Was mich total abholt, ist der ausgewogene Mix aus spannender Erkundung, knackiger Rundenkämpfe und der großen Entscheidungsfreiheit. Immer wieder stolpert ihr über verschlossene Türen, Computer, Maschinen und Rätsel, die eure Neugierde wecken. Dann wären da noch die unterschiedlichen Fraktionen, die euch mit positiven oder negativen Gefühlen begegnen. Jede eurer Handlungen wirkt sich unterschiedlich auf die Bewohner der Welt aus und was Gruppe A hilft, könnte Gruppe B ziemlichen Schaden zufügen.

Ihr könnt lügen, betrügen und morden oder stets versuchen, das Richtige zu tun. Ich habe mich in der Rolle des miesen Schweins am wohlsten gefühlt, alle gegeneinander ausgespielt, Hass und Zwietracht gesät. Wasteland 3 gibt mir nicht das Gefühl, einer starren Geschichte zu folgen, sondern es lässt mich quasi meine eigene Story schreiben.

Fast hätte ich es vergessen: Den Koop-Modus konnte ich nur kurz anspielen, da ich immer noch knietief in der Einzelspielerkampagne stecke. Mein spielerischer Eindruck war ziemlich positiv, wobei die Session von Verbindungsproblemen getrübt wurde. Mal sehen, ob hier via Patch nachgebessert wird.

Von Wasteland 3 mag ich mich aber gar nicht mehr losreißen.
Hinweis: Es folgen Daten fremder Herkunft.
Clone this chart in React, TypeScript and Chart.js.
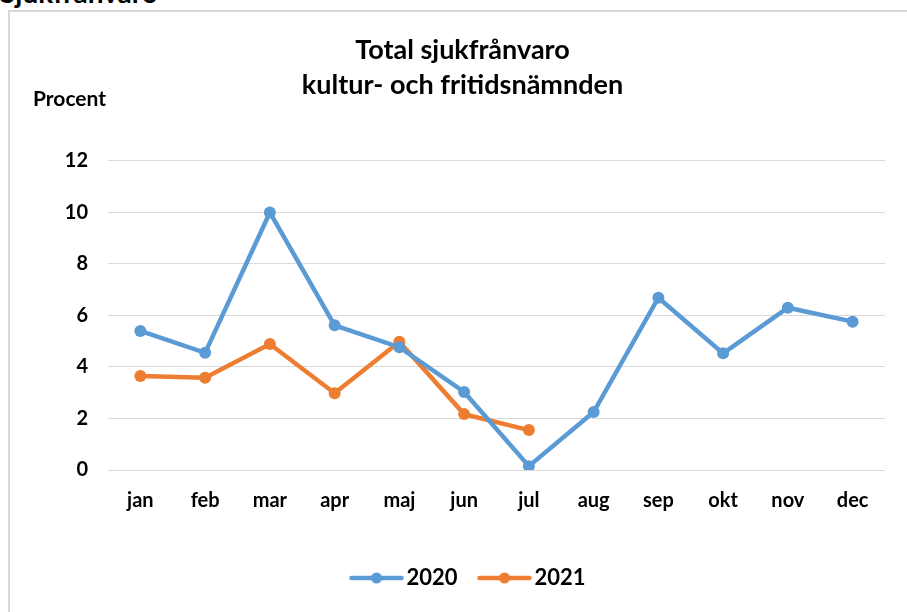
import React, { useEffect, useRef } from "react";
import { Chart, registerables } from "chart.js";

Chart.register(...registerables);

const months = ["jan", "feb", "mar", "apr", "maj", "jun", "jul", "aug", "sep", "okt", "nov", "dec"];
const values2020 = [5.4, 4.55, 10.0, 5.62, 4.77, 3.03, 0.15, 2.25, 6.69, 4.53, 6.3, 5.76];
const values2021 = [3.65, 3.58, 4.89, 2.98, 4.98, 2.17, 1.55];
const titleLines = ["Total sjukfrånvaro", "kultur- och fritidsnämnden"];
const yTicks = [0, 2, 4, 6, 8, 10, 12];

const BLUE = "#5B9BD5";
const ORANGE = "#ED7D31";
const FONT = "Lato, 'Open Sans', sans-serif";

// Legend marker: a line with a dot, drawn in the right part of a wider image
function legendImage(color: string): HTMLCanvasElement {
  const shift = 9;
  const c = document.createElement("canvas");
  c.width = 56 + 2 * shift;
  c.height = 14;
  const ctx = c.getContext("2d")!;
  const x0 = 2 * shift;
  ctx.strokeStyle = color;
  ctx.lineWidth = 4.5;
  ctx.lineCap = "round";
  ctx.beginPath();
  ctx.moveTo(x0 + 3, 7);
  ctx.lineTo(x0 + 53, 7);
  ctx.stroke();
  ctx.fillStyle = color;
  ctx.beginPath();
  ctx.arc(x0 + 28, 7, 5.5, 0, Math.PI * 2);
  ctx.fill();
  return c;
}

export default function App() {
  const ref = useRef<HTMLCanvasElement>(null);

  useEffect(() => {
    if (!ref.current) return;
    const imgs = [legendImage(BLUE), legendImage(ORANGE)];
    const chart = new Chart(ref.current, {
      type: "line",
      data: {
        labels: months,
        datasets: [
          {
            label: "2020",
            data: values2020,
            borderColor: BLUE,
            backgroundColor: BLUE,
            borderWidth: 4.5,
            pointRadius: 6,
            pointHoverRadius: 6,
            pointBorderWidth: 0,
            tension: 0,
          },
          {
            label: "2021",
            data: values2021,
            borderColor: ORANGE,
            backgroundColor: ORANGE,
            borderWidth: 4.5,
            pointRadius: 6,
            pointHoverRadius: 6,
            pointBorderWidth: 0,
            tension: 0,
          },
        ],
      },
      options: {
        animation: false,
        responsive: false,
        maintainAspectRatio: false,
        layout: { padding: { left: 40, right: 22, top: 33, bottom: 13 } },
        plugins: {
          title: {
            display: true,
            text: titleLines,
            color: "#000",
            font: { family: FONT, size: 27, weight: "bold", lineHeight: 1.296 },
            padding: { top: 0, bottom: 58 },
          },
          legend: {
            position: "bottom",
            labels: {
              color: "#000",
              font: { family: FONT, size: 22, weight: "bold" },
              usePointStyle: true,
              pointStyleWidth: 56,
              padding: 10,
              generateLabels: (ch: any) =>
                ch.data.datasets.map((ds: any, i: number) => ({
                  text: ds.label,
                  fillStyle: ds.borderColor,
                  strokeStyle: ds.borderColor,
                  pointStyle: imgs[i],
                  datasetIndex: i,
                  hidden: false,
                  lineWidth: 0,
                  fontColor: "#000",
                })),
            },
          },
          tooltip: { enabled: false },
        },
        scales: {
          x: {
            offset: true,
            grid: { display: false, drawTicks: false },
            border: { display: false },
            ticks: {
              color: "#000",
              font: { family: FONT, size: 20, weight: "bold" },
              padding: 19,
              maxRotation: 0,
              autoSkip: false,
            },
            afterFit: (s: any) => {
              s.height = 87;
            },
          },
          y: {
            min: 0,
            max: 12,
            afterBuildTicks: (s: any) => {
              s.ticks = yTicks.map((v) => ({ value: v }));
            },
            grid: { color: "#d9d9d9", lineWidth: 1, drawTicks: false },
            border: { display: false },
            ticks: {
              color: "#000",
              font: { family: FONT, size: 20, weight: "bold" },
              padding: 20,
            },
            afterFit: (s: any) => {
              s.width = 68;
            },
          },
        },
      },
    });
    return () => chart.destroy();
  }, []);

  return (
    <div
      style={{
        position: "fixed",
        left: 0,
        top: 0,
        width: 907,
        height: 612,
        background: "#fff",
        overflow: "hidden",
      }}
    >
      <div
        style={{
          position: "absolute",
          left: 0,
          top: -22,
          fontFamily: FONT,
          fontWeight: "bold",
          fontSize: 28,
          lineHeight: "28px",
          color: "#000",
          whiteSpace: "nowrap",
        }}
      >
        Sjukfrånvaro
      </div>
      <div
        style={{
          position: "absolute",
          left: 8,
          top: 10,
          width: 1000,
          height: 800,
          border: "2px solid #d9d9d9",
          boxSizing: "border-box",
        }}
      />
      <canvas ref={ref} width={907} height={612} style={{ position: "absolute", left: 0, top: 0 }} />
      <div
        style={{
          position: "absolute",
          left: 33,
          top: 87,
          fontFamily: FONT,
          fontWeight: "bold",
          fontSize: 21,
          lineHeight: "22px",
          color: "#000",
          whiteSpace: "nowrap",
        }}
      >
        Procent
      </div>
    </div>
  );
}
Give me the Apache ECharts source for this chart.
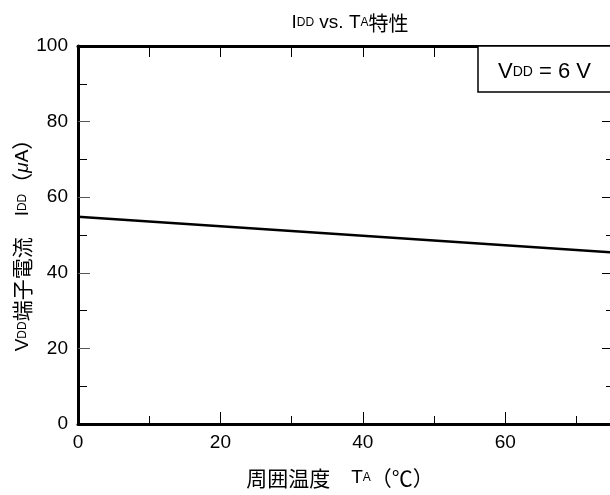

Fazit: Ehrlich gesagt, habe ich Wasteland 2 nie durchgespielt, denn irgendwann wurde mir alles zu mühsam und umständlich. Von Wasteland 3 mag ich mich aber gar nicht mehr losreißen, denn die Entwickler haben sämtliche Mechanismen optimiert und sinnvoll modernisiert, ohne den Oldschool-Geist der Serie zu verwässern.

Euch erwartet eine Welt voller Rätsel und Geheimnisse, interessanter Charaktere, witziger Dialoge und knackiger Kämpfe. Das unübersichtliche Inventar, die etwas schwammige Controller-Steuerung und das Fehlen einer deutschen Tonspur dämpfen meine Euphorie nur ein kleines Bisschen.

Wasteland 3 ist am 28. August 2020 für PC, PlayStation 4 und Xbox One erschienen.